SC to seek AG’s views on courts imposing bail conditions for sex crime offenders

Nine women lawyers brought to court’s attention a bail order passed by Madhya Pradesh HC in a sexual assault case recently which ‘trivialised the victim’s trauma’.

October 16, 2020 12:04 pm | Updated 12:04 pm IST - NEW DELHI:

Women lawyers at the Supreme Court premises in New Delhi. File photo

Women lawyers at the Supreme Court premises in New Delhi. File photo

The Supreme Court on Friday decided to seek the views of Attorney General K.K. Venugopal about courts imposing bail conditions for sex crime offenders which end up further harassing, objectifying their victims.

A Bench led by Justice A.M. Khanwilkar decided to take into “consideration the position” of Mr.
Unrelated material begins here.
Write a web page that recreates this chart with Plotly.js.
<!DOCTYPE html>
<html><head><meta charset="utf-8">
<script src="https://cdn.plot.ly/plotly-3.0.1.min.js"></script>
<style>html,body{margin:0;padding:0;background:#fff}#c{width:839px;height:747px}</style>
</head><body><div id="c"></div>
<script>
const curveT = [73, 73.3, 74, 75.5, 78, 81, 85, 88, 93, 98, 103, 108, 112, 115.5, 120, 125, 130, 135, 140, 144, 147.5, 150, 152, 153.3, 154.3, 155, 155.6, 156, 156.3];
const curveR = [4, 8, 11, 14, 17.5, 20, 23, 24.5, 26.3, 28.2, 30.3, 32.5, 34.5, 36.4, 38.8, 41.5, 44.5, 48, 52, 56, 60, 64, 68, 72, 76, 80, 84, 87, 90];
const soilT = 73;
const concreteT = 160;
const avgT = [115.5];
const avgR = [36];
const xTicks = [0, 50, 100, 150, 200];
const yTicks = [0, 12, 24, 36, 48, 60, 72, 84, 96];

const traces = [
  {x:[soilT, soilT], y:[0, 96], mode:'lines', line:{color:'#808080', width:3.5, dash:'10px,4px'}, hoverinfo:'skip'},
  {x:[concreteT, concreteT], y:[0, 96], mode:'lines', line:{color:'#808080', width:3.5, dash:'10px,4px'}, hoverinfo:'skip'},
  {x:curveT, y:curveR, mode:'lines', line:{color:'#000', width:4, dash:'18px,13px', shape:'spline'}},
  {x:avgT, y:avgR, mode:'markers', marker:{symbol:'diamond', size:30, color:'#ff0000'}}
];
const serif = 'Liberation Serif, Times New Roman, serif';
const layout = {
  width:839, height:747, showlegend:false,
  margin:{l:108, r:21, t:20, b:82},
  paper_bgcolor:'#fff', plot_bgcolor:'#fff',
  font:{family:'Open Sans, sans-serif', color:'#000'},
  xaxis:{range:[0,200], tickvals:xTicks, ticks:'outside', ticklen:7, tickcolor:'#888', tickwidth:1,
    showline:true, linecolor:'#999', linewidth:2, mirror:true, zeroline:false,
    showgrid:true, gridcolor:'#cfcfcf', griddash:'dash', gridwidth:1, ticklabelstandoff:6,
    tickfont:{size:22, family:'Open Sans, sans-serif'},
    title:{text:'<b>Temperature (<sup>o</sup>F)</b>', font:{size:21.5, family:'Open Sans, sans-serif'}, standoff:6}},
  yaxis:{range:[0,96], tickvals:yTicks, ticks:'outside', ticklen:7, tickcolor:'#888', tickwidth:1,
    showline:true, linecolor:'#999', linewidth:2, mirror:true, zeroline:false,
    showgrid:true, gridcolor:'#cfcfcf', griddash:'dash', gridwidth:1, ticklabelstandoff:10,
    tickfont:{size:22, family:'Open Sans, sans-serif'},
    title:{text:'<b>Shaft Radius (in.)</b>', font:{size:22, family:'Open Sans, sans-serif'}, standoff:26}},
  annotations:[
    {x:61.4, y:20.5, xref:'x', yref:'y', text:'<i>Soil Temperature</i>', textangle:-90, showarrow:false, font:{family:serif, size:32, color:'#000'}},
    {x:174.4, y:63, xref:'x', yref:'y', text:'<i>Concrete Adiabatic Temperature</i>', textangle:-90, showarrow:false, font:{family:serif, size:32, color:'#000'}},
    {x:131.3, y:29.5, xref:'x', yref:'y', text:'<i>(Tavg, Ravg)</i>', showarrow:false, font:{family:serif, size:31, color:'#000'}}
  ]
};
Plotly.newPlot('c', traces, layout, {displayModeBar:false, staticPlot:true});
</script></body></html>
Venugopal, the government’s topmost law officer and constitutional authority, after nine women lawyers brought to the court’s attention a bail order passed by the Madhya Pradesh High Court in a sexual assault case recently.

The High Court, as a condition for grant of bail, ordered the accused man to visit his victim at home on ‘Rakshabandhan’ and “allow” her to tie a ‘rakhi’ on him.
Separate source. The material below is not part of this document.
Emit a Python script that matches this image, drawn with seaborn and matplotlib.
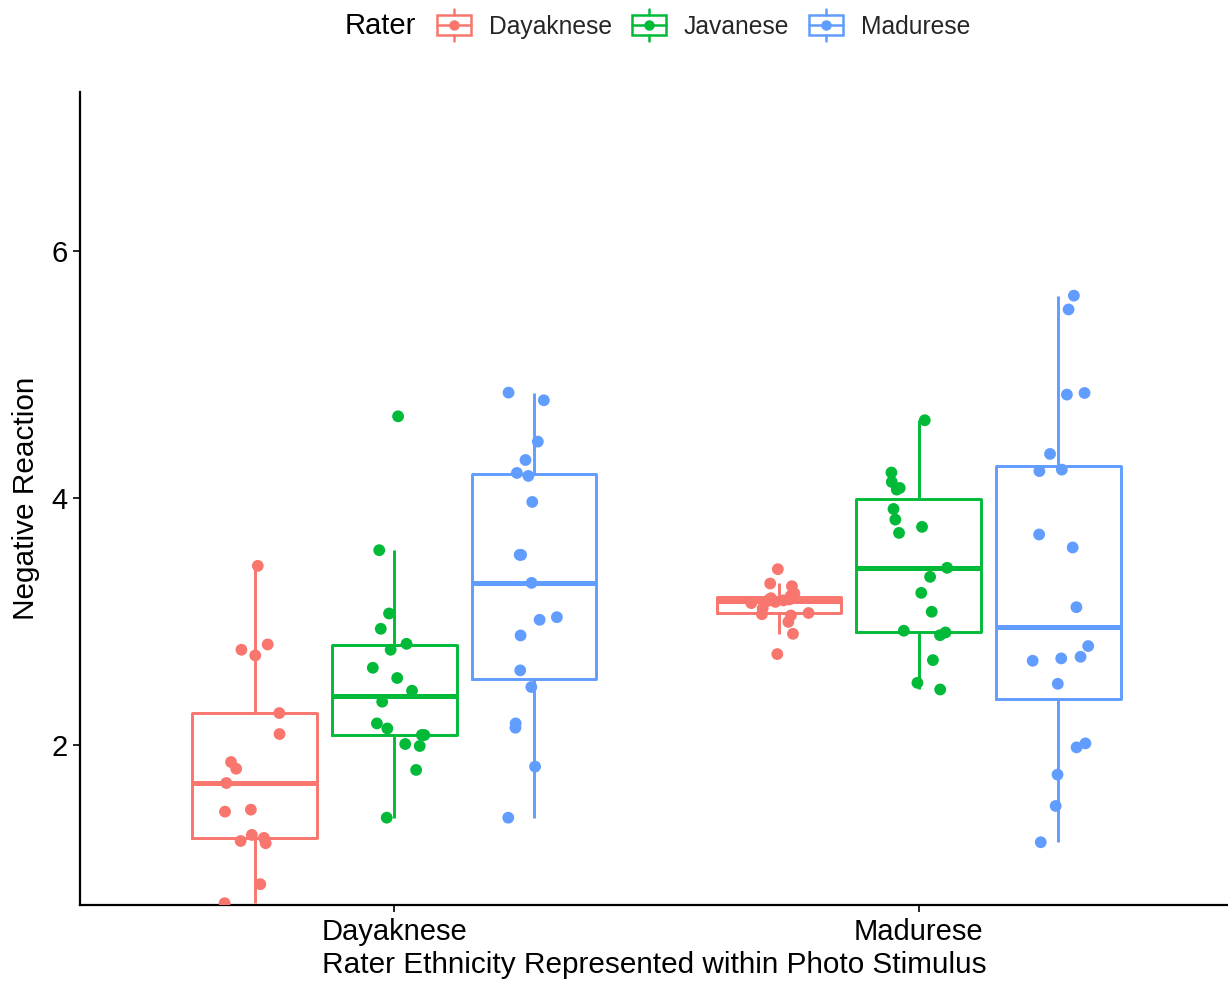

The Bench scheduled a hearing on November 2.

The nine lawyers, led by advocate Aparna Bhat and represented by senior advocate Sanjay Parikh, said the High Court order was a “trivialisation of her (victim’s) trauma”.

Mr. Parikh said there were many such instances of court orders which objectified women already traumatised by the crimes committed against them.

The law prescribed the victim to be kept far away from the accused. Instead, here, the Madhya Pradesh High Court had ordered the accused to visit the home of the woman — the very place where the crime was alleged to have occurred.

The petition said the High Court had further ordered the accused to gift the woman ₹11,000 “as a customary ritual usually offered by brothers to sisters on such occasion and shall also seek her blessings”.

It had also ordered the accused to offer ₹5,000 to the woman’s son for the “purchase of clothes and sweets”.

Mr. Parikh said such orders only succeeded in victimising the woman and retard the years of work done to sensitise the courts about how damaging it would be to attempt a compromise “by way of marriage or mediation between the accused and the survivor”.